■ DIRECTIONS ■
Everything from the first line of the data through the line with "from matplotlib.patches import" is to be echoed exactly, minus the pictures.

·····

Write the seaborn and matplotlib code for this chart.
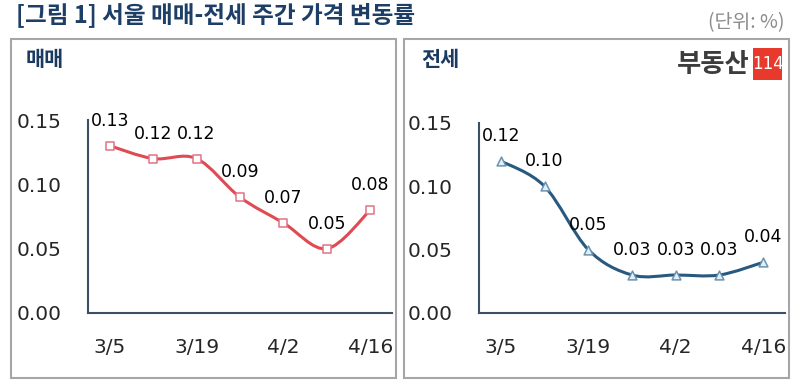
import numpy as np
import seaborn as sns
import matplotlib.pyplot as plt
from matplotlib.path import Path
from matplotlib.patches import PathPatch, Rectangle

sns.set_theme(style="white")
plt.rcParams['font.family'] = ['Noto Sans CJK KR', 'DejaVu Sans']

# 데이터
weeks = ['3/5', '3/12', '3/19', '3/26', '4/2', '4/9', '4/16']
tick_weeks = ['3/5', '3/19', '4/2', '4/16']
sale = [0.13, 0.12, 0.12, 0.09, 0.07, 0.05, 0.08]
jeonse = [0.12, 0.10, 0.05, 0.03, 0.03, 0.03, 0.04]

W, H = 802, 386
fig = plt.figure(figsize=(W / 100, H / 100), dpi=100)


def fx(px):
    return px / W


def fy(py):
    return 1 - py / H


def smooth_path(xs, ys, t=0.5):
    # 엑셀식 부드러운 선 (Catmull-Rom -> Bezier)
    xs = np.asarray(xs, float)
    ys = np.asarray(ys, float)
    pts = np.column_stack([xs, ys])
    verts = [pts[0]]
    codes = [Path.MOVETO]
    n = len(pts)
    for i in range(n - 1):
        p0 = pts[i - 1] if i > 0 else pts[i]
        p1 = pts[i]
        p2 = pts[i + 1]
        p3 = pts[i + 2] if i + 2 < n else pts[i + 1]
        c1 = p1 + (p2 - p0) * t / 3
        c2 = p2 - (p3 - p1) * t / 3
        verts += [c1, c2, p2]
        codes += [Path.CURVE4] * 3
    return Path(verts, codes)


def draw_panel(rect, vals, line_c, marker, m_face, m_edge):
    ax = fig.add_axes(rect)
    x = np.arange(len(weeks))
    ax.add_patch(PathPatch(smooth_path(x, vals), facecolor='none',
                           edgecolor=line_c, lw=2.2, zorder=2))
    sns.scatterplot(x=x, y=vals, ax=ax, marker=marker, s=40,
                    color=m_face, edgecolor=m_edge, linewidth=1.1, zorder=3)
    for xi, v in zip(x, vals):
        ax.annotate(f"{v:.2f}", (xi, v), xytext=(0, 18), textcoords='offset points',
                    ha='center', va='center', fontsize=12.5, color='black',
                    family=['DejaVu Sans'])
    ax.set_xlim(-0.5, len(weeks) - 0.5)
    ax.set_ylim(0, 0.15)
    ax.set_yticks([0, 0.05, 0.10, 0.15])
    ax.set_yticklabels([f"{t:.2f}" for t in [0, 0.05, 0.10, 0.15]])
    ax.set_xticks([weeks.index(w) for w in tick_weeks])
    ax.set_xticklabels(tick_weeks)
    ax.tick_params(axis='y', length=4, width=1, color='#4a5a70', pad=15,
                   labelsize=14.5, direction='out')
    ax.tick_params(axis='x', length=0, pad=18, labelsize=14.5)
    for lbl in ax.get_xticklabels() + ax.get_yticklabels():
        lbl.set_family(['DejaVu Sans'])
    for s in ['top', 'right']:
        ax.spines[s].set_visible(False)
    for s in ['left', 'bottom']:
        ax.spines[s].set_color('#3d4f66')
        ax.spines[s].set_linewidth(1.5)
    ax.patch.set_alpha(0)
    return ax


# 패널 테두리
for x0, x1 in [(11, 396), (404, 789)]:
    fig.add_artist(Rectangle((fx(x0), fy(378)), fx(x1 - x0), (378 - 39) / H,
                             transform=fig.transFigure, facecolor='white',
                             edgecolor='#a6a6a6', lw=1.5, zorder=0))

draw_panel([fx(88), fy(313), fx(392 - 88), (313 - 120) / H], sale,
           '#e04a52', 's', 'white', '#e07385')
draw_panel([fx(479), fy(313), fx(785 - 479), (313 - 123) / H], jeonse,
           '#28597e', '^', '#e3f0f7', '#6a92b2')

fig.text(fx(16), fy(15), '[그림 1] 서울 매매-전세 주간 가격 변동률', fontsize=17,
         fontweight='bold', color='#1d3e66', va='center', ha='left')
fig.text(fx(784), fy(23), '(단위: %)', fontsize=14, color='#8c8c8c',
         va='center', ha='right')
fig.text(fx(26), fy(60), '매매', fontsize=15, fontweight='bold', color='#1b3a60',
         va='center', ha='left')
fig.text(fx(421), fy(59), '전세', fontsize=15, fontweight='bold', color='#1b3a60',
         va='center', ha='left')

# 로고
fig.text(fx(750), fy(64), '부동산', fontsize=19, fontweight='heavy', color='#3c3c3c',
         va='center', ha='right')
fig.add_artist(Rectangle((fx(753), fy(80)), fx(29), 32 / H, transform=fig.transFigure,
                         facecolor='#e8392d', edgecolor='none'))
fig.text(fx(767.5), fy(64), '114', fontsize=12, color='white',
         va='center', ha='center', family=['Liberation Sans Narrow', 'DejaVu Sans'])

fig.savefig('out.png', dpi=100)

·····

■ WRITTEN RESPONSE ■
Write the seaborn and matplotlib code for this chart.
import numpy as np
import seaborn as sns
import matplotlib.pyplot as plt
from matplotlib.path import Path
from matplotlib.patches import PathPatch, Rectangle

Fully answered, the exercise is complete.